55 years ago, Cliff Richard and the Shadows – yes, it was so long ago that he was still working with Hank Marvin, Bruce Welch, Jet Harris, and Tony Meehan – released the song that would prove to be his final single of the 1950s and his second song to top the charts in the UK.

Written by Sid Tepper and Roy C. Bennett, the twosome who also composed a song for Richard which would go on to serve as the theme song to one of the greatest British sitcoms of all time (not to mention the single that Richard recorded with the cast of the series), “Travellin’ Light” may have been a hit for Sir Cliff, but it wasn’t originally intended for him.
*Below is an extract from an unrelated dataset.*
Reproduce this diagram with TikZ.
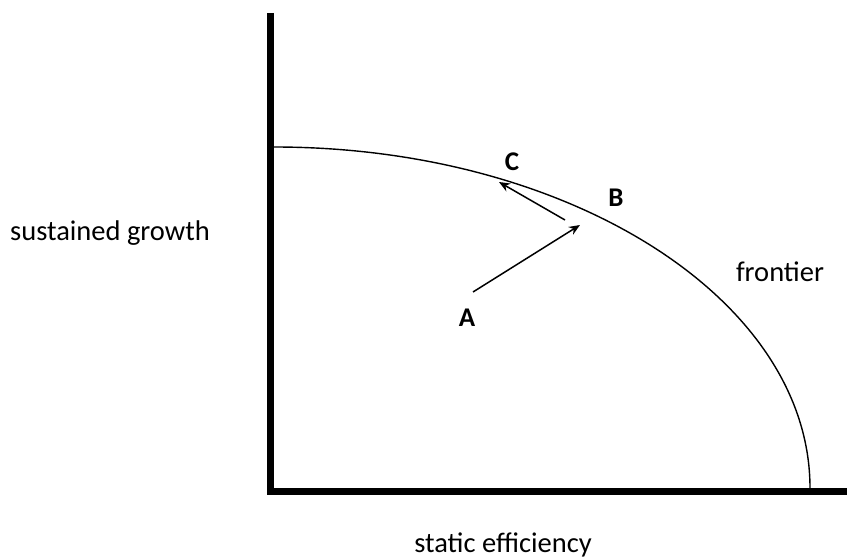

As Steve Turner revealed in Cliff Richard: The Biography – and when we say he revealed it, we mean that even Cliff himself didn’t know this was the case until the book was being put together – Tepper and Bennett “had contributed songs to two of Elvis Presley’s films, Loving You and King Creole, writing them to order from early drafts of the scripts handed out to a pool of songwriters,” and “Travellin’ Light’ had been written in this way for a scene which was subsequently cut from King Creole.”

Still, it’s hard to think of “Travellin’ Light” as one of the King’s castoffs when Cliff managed to take it to the top of the British charts. All told, it’s pretty clear that, no matter for whom the song was originally intended, Cliff Richard and the Shadows made it their own.